In A Breed Apart Hauer plays a conservationist who must stop Boothe’s character from stealing the priceless eggs of rare eagles. Kathleen Turner is the widow who falls for Hauer but is not immune from Boothe’s charm.
While never a filmmaker who played to mainstream audiences, Phillippe Mora assembled a popular cast and the reviewers noted how screenwriter Paul Wheeler brought both excitement and well-written characters to the unusual story. The studio, Hemdale, decided to release it almost straight to video after a mishap where an entire reel was lost, and the film had to be re-edited after losing some of its important subplots. Mora’s film is exciting and well-acted and one that holds up well.
7. Testament (1983)
Director Lynne Littman’ 1983 film Testament was praised by critics and earned lead actress Jane Alexander an Oscar nomination for Best Actress. To assure Oscar consideration, the film was screened for New York and L.A critics but premiered on PBS stations.

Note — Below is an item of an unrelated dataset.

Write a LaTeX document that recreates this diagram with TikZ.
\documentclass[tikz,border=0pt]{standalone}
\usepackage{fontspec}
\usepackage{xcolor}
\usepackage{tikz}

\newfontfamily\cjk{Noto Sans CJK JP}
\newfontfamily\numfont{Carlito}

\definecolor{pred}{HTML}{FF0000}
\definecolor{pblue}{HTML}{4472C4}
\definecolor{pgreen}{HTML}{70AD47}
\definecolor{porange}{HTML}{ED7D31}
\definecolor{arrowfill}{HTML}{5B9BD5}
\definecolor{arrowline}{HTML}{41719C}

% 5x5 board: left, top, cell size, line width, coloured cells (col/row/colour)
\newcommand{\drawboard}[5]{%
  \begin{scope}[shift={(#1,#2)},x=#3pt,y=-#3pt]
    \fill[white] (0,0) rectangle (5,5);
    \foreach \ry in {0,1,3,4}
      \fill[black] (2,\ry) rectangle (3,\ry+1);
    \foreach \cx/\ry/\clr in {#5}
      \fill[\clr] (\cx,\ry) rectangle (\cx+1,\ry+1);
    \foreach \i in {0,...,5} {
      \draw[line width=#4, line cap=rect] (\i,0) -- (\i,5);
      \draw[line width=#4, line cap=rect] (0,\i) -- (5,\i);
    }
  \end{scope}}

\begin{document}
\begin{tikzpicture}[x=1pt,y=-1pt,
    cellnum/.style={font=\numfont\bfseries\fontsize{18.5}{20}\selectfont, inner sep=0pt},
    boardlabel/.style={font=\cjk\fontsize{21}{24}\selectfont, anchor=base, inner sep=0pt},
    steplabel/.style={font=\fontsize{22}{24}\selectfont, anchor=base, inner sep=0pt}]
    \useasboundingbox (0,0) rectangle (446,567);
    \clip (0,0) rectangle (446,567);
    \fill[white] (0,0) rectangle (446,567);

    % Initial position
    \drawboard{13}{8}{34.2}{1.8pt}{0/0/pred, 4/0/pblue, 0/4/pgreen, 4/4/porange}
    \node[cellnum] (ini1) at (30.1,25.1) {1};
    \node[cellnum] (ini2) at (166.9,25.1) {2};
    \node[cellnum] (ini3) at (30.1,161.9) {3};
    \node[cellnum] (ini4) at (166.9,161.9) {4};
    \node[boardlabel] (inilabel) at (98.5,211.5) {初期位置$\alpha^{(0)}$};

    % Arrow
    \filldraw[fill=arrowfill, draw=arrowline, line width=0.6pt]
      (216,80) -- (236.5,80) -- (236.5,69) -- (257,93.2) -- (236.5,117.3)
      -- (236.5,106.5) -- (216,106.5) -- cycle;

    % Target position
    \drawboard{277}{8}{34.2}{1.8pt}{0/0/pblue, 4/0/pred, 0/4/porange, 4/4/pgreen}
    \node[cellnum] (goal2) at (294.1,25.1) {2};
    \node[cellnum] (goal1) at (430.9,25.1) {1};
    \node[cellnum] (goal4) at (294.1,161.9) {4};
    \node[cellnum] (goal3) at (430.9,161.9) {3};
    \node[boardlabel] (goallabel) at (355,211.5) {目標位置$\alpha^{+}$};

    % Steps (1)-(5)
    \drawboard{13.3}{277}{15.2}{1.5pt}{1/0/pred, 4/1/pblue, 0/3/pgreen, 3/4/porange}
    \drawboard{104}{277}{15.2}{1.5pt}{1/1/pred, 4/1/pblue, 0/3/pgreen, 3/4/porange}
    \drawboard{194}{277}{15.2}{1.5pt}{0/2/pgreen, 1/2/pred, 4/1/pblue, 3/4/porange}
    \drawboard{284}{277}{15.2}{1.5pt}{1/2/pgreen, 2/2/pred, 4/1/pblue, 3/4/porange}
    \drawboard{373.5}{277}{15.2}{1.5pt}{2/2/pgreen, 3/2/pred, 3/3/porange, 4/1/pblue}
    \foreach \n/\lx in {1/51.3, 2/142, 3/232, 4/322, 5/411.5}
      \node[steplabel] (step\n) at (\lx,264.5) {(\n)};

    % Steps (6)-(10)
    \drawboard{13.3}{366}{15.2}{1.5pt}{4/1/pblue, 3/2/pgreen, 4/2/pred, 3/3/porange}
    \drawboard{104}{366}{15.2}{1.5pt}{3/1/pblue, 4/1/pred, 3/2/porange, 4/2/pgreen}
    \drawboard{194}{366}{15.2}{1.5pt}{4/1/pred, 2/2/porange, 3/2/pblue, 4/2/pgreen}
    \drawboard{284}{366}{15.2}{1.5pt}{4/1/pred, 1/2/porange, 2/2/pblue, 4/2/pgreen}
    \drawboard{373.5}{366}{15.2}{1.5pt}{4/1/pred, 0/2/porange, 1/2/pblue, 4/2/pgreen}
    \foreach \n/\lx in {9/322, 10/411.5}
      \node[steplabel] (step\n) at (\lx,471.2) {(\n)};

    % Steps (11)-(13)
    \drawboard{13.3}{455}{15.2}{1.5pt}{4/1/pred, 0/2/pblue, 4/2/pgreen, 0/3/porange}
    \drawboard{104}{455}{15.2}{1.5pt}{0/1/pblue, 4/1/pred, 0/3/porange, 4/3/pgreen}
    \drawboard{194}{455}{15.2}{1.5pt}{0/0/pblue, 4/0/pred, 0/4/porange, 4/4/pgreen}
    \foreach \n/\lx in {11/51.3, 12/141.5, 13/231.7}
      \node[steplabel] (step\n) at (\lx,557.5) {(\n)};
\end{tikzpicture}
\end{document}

While respected, Littman’s film of a family surviving in a post-nuclear world has gotten lost over the years. Staying away from any FX spectacles of missile strikes, John Sacret Young’s powerful screenplay (based on the novel The Last Testament by Carol Amen) brings the focus of survival to a mother’s love and strength while keeping both her family and what is left of her community together, making the film a potent time-capsule of an era where the threat of nuclear war was a constant.
6. Sherman’s March (1985)
Writer/director Ross McElwee’s 1985 film Sherman’s March is both a documentary and a very funny relationship comedy. What started as a film that was to track the historic route of General Sherman’s famous “March to the Sea” during the final days of the American Civil War became a humorous and soulful examination of the filmmaker’s uneven love life.
The film was shown in cinemas but only in big city Art Film houses and college campuses, where it found a cult following. Critics praised the film’s unique quality and McElwee’s honesty as a director. The film won the Grand Jury Prize at the Sundance Film Festival and was chosen as Documentary of the Year by the New York Film Critics Circle and National Society of Film Critics.